Given exercise:
Everything from the first line down to the line containing "var yTicks = [4, 6, 8, 10, 12, 14];" is to be retyped exactly, both ends included, with pictures left out.

Collected data:
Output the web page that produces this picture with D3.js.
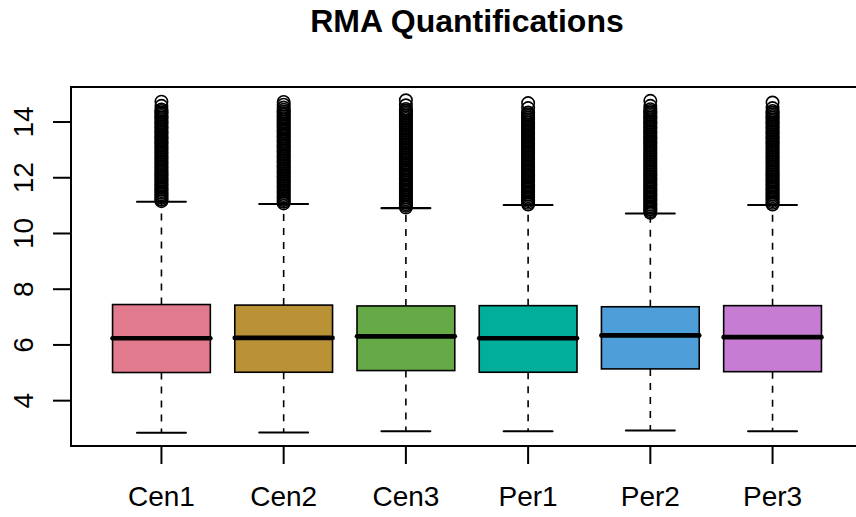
<!DOCTYPE html>
<html>
<head>
<meta charset="utf-8">
<script src="https://cdn.jsdelivr.net/npm/d3@7"></script>
<style>
  body { margin: 0; background: white; }
  svg { display: block; font-family: "Liberation Sans", Arial, Helvetica, sans-serif; }
</style>
</head>
<body>
<svg></svg>
<script>
var samples = ["Cen1", "Cen2", "Cen3", "Per1", "Per2", "Per3"];
var fills = ["#E27A8E", "#B99136", "#65AA47", "#00AE9B", "#4E9EDA", "#C67CD3"];

// box stats
var lowerWhisker = [2.85, 2.86, 2.90, 2.90, 2.93, 2.90];
var q1 = [5.01, 5.02, 5.08, 5.02, 5.14, 5.04];
var medians = [6.24, 6.25, 6.31, 6.24, 6.34, 6.28];
var q3 = [7.45, 7.43, 7.40, 7.41, 7.37, 7.41];
var upperWhisker = [11.14, 11.06, 10.91, 11.02, 10.72, 11.02];

var yTicks = [4, 6, 8, 10, 12, 14];

// outliers (dense column above each upper whisker)
var outCen1 = [11.16,11.22,11.28,11.34,11.40,11.46,11.52,11.58,11.64,11.70,11.76,11.82,11.88,11.94,12.00,12.06,12.12,12.18,12.24,12.30,12.36,12.42,12.48,12.54,12.60,12.66,12.72,12.78,12.84,12.90,12.96,13.02,13.08,13.14,13.20,13.26,13.32,13.38,13.44,13.50,13.56,13.62,13.68,13.74,13.80,13.86,13.92,13.98,14.04,14.10,14.16,14.22,14.28,14.34,14.40,14.45,14.58,14.73];
var outCen2 = [11.08,11.14,11.20,11.26,11.32,11.38,11.44,11.50,11.56,11.62,11.68,11.74,11.80,11.86,11.92,11.98,12.04,12.10,12.16,12.22,12.28,12.34,12.40,12.46,12.52,12.58,12.64,12.70,12.76,12.82,12.88,12.94,13.00,13.06,13.12,13.18,13.24,13.30,13.36,13.42,13.48,13.54,13.60,13.66,13.72,13.78,13.84,13.90,13.96,14.02,14.08,14.14,14.20,14.26,14.32,14.38,14.44,14.52,14.62,14.72];
var outCen3 = [10.93,10.99,11.05,11.11,11.17,11.23,11.29,11.35,11.41,11.47,11.53,11.59,11.65,11.71,11.77,11.83,11.89,11.95,12.01,12.07,12.13,12.19,12.25,12.31,12.37,12.43,12.49,12.55,12.61,12.67,12.73,12.79,12.85,12.91,12.97,13.03,13.09,13.15,13.21,13.27,13.33,13.39,13.45,13.51,13.57,13.63,13.69,13.75,13.81,13.87,13.93,13.99,14.05,14.11,14.17,14.23,14.29,14.35,14.41,14.47,14.60,14.78];
var outPer1 = [11.04,11.10,11.16,11.22,11.28,11.34,11.40,11.46,11.52,11.58,11.64,11.70,11.76,11.82,11.88,11.94,12.00,12.06,12.12,12.18,12.24,12.30,12.36,12.42,12.48,12.54,12.60,12.66,12.72,12.78,12.84,12.90,12.96,13.02,13.08,13.14,13.20,13.26,13.32,13.38,13.44,13.50,13.56,13.62,13.68,13.74,13.80,13.86,13.92,13.98,14.04,14.10,14.16,14.22,14.28,14.34,14.50,14.68];
var outPer2 = [10.74,10.80,10.86,10.92,10.98,11.04,11.10,11.16,11.22,11.28,11.34,11.40,11.46,11.52,11.58,11.64,11.70,11.76,11.82,11.88,11.94,12.00,12.06,12.12,12.18,12.24,12.30,12.36,12.42,12.48,12.54,12.60,12.66,12.72,12.78,12.84,12.90,12.96,13.02,13.08,13.14,13.20,13.26,13.32,13.38,13.44,13.50,13.56,13.62,13.68,13.74,13.80,13.86,13.92,13.98,14.04,14.10,14.16,14.22,14.28,14.34,14.40,14.46,14.58,14.76];
var outPer3 = [11.04,11.10,11.16,11.22,11.28,11.34,11.40,11.46,11.52,11.58,11.64,11.70,11.76,11.82,11.88,11.94,12.00,12.06,12.12,12.18,12.24,12.30,12.36,12.42,12.48,12.54,12.60,12.66,12.72,12.78,12.84,12.90,12.96,13.02,13.08,13.14,13.20,13.26,13.32,13.38,13.44,13.50,13.56,13.62,13.68,13.74,13.80,13.86,13.92,13.98,14.04,14.10,14.16,14.22,14.28,14.34,14.40,14.50,14.70];
var outliers = [outCen1, outCen2, outCen3, outPer1, outPer2, outPer3];

var width = 856, height = 517;
var plot = {left: 71, right: 863, top: 87, bottom: 446};

var svg = d3.select("svg").attr("width", width).attr("height", height);

// R style limits: data range padded by 4%
var yMin = d3.min(lowerWhisker), yMax = d3.max(outliers, function(o){ return d3.max(o); });
var pad = (yMax - yMin) * 0.04;
var y = d3.scaleLinear()
    .domain([yMin - pad, yMax + pad])
    .range([plot.bottom, plot.top]);

var n = samples.length;
var xPad = n * 0.04;
var x = d3.scaleLinear()
    .domain([0.5 - xPad, n + 0.5 + xPad])
    .range([plot.left, plot.right]);

var unit = x(2) - x(1);
var boxW = unit * 0.8;
var capW = boxW * 0.5;
var lw = 1.6;

var boxes = svg.append("g").selectAll("g")
  .data(samples).enter()
  .append("g");

boxes.each(function(d, i) {
  var g = d3.select(this);
  var cx = x(i + 1);

  // whiskers
  g.append("line")
    .attr("x1", cx).attr("x2", cx)
    .attr("y1", y(q3[i])).attr("y2", y(upperWhisker[i]))
    .attr("stroke", "black").attr("stroke-width", lw)
    .attr("stroke-dasharray", "7,7");
  g.append("line")
    .attr("x1", cx).attr("x2", cx)
    .attr("y1", y(q1[i])).attr("y2", y(lowerWhisker[i]))
    .attr("stroke", "black").attr("stroke-width", lw)
    .attr("stroke-dasharray", "7,7");

  // staples
  [upperWhisker[i], lowerWhisker[i]].forEach(function(v) {
    g.append("line")
      .attr("x1", cx - capW / 2).attr("x2", cx + capW / 2)
      .attr("y1", y(v)).attr("y2", y(v))
      .attr("stroke", "black").attr("stroke-width", lw * 1.3)
      .attr("stroke-linecap", "round");
  });

  g.append("rect")
    .attr("x", cx - boxW / 2)
    .attr("y", y(q3[i]))
    .attr("width", boxW)
    .attr("height", y(q1[i]) - y(q3[i]))
    .attr("fill", fills[i])
    .attr("stroke", "black")
    .attr("stroke-width", lw);

  g.append("line")
    .attr("x1", cx - boxW / 2).attr("x2", cx + boxW / 2)
    .attr("y1", y(medians[i])).attr("y2", y(medians[i]))
    .attr("stroke", "black").attr("stroke-width", 4.7)
    .attr("stroke-linecap", "round");

  g.selectAll("circle")
    .data(outliers[i]).enter()
    .append("circle")
    .attr("cx", cx)
    .attr("cy", function(v){ return y(v); })
    .attr("r", 6.2)
    .attr("fill", "none")
    .attr("stroke", "black")
    .attr("stroke-width", lw);
});

// frame
svg.append("rect")
  .attr("x", plot.left).attr("y", plot.top)
  .attr("width", plot.right - plot.left)
  .attr("height", plot.bottom - plot.top)
  .attr("fill", "none")
  .attr("stroke", "black")
  .attr("stroke-width", 2);

// y axis
var yAxis = svg.append("g");
yAxis.append("line")
  .attr("x1", plot.left).attr("x2", plot.left)
  .attr("y1", y(yTicks[0])).attr("y2", y(yTicks[yTicks.length - 1]))
  .attr("stroke", "black").attr("stroke-width", 2);
yAxis.selectAll(".tick")
  .data(yTicks).enter()
  .append("line")
  .attr("x1", plot.left - 18).attr("x2", plot.left)
  .attr("y1", function(d){ return y(d); }).attr("y2", function(d){ return y(d); })
  .attr("stroke", "black").attr("stroke-width", 2);
yAxis.selectAll("text")
  .data(yTicks).enter()
  .append("text")
  .attr("transform", function(d){ return "translate(33," + y(d) + ")rotate(-90)"; })
  .attr("text-anchor", "middle")
  .style("font-size", "28px")
  .text(function(d){ return d; });

// x axis
var xAxis = svg.append("g");
xAxis.selectAll("line")
  .data(samples).enter()
  .append("line")
  .attr("x1", function(d, i){ return x(i + 1); })
  .attr("x2", function(d, i){ return x(i + 1); })
  .attr("y1", plot.bottom).attr("y2", plot.bottom + 18)
  .attr("stroke", "black").attr("stroke-width", 2);
xAxis.selectAll("text")
  .data(samples).enter()
  .append("text")
  .attr("x", function(d, i){ return x(i + 1); })
  .attr("y", 506)
  .attr("text-anchor", "middle")
  .style("font-size", "28px")
  .text(function(d){ return d; });

svg.append("text")
  .attr("x", (plot.left + plot.right) / 2)
  .attr("y", 32)
  .attr("text-anchor", "middle")
  .style("font-size", "32px")
  .style("font-weight", "bold")
  .text("RMA Quantifications");
</script>
</body>
</html>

Output:
Output the web page that produces this picture with D3.js.
<!DOCTYPE html>
<html>
<head>
<meta charset="utf-8">
<script src="https://cdn.jsdelivr.net/npm/d3@7"></script>
<style>
  body { margin: 0; background: white; }
  svg { display: block; font-family: "Liberation Sans", Arial, Helvetica, sans-serif; }
</style>
</head>
<body>
<svg></svg>
<script>
var samples = ["Cen1", "Cen2", "Cen3", "Per1", "Per2", "Per3"];
var fills = ["#E27A8E", "#B99136", "#65AA47", "#00AE9B", "#4E9EDA", "#C67CD3"];

// box stats
var lowerWhisker = [2.85, 2.86, 2.90, 2.90, 2.93, 2.90];
var q1 = [5.01, 5.02, 5.08, 5.02, 5.14, 5.04];
var medians = [6.24, 6.25, 6.31, 6.24, 6.34, 6.28];
var q3 = [7.45, 7.43, 7.40, 7.41, 7.37, 7.41];
var upperWhisker = [11.14, 11.06, 10.91, 11.02, 10.72, 11.02];

var yTicks = [4, 6, 8, 10, 12, 14];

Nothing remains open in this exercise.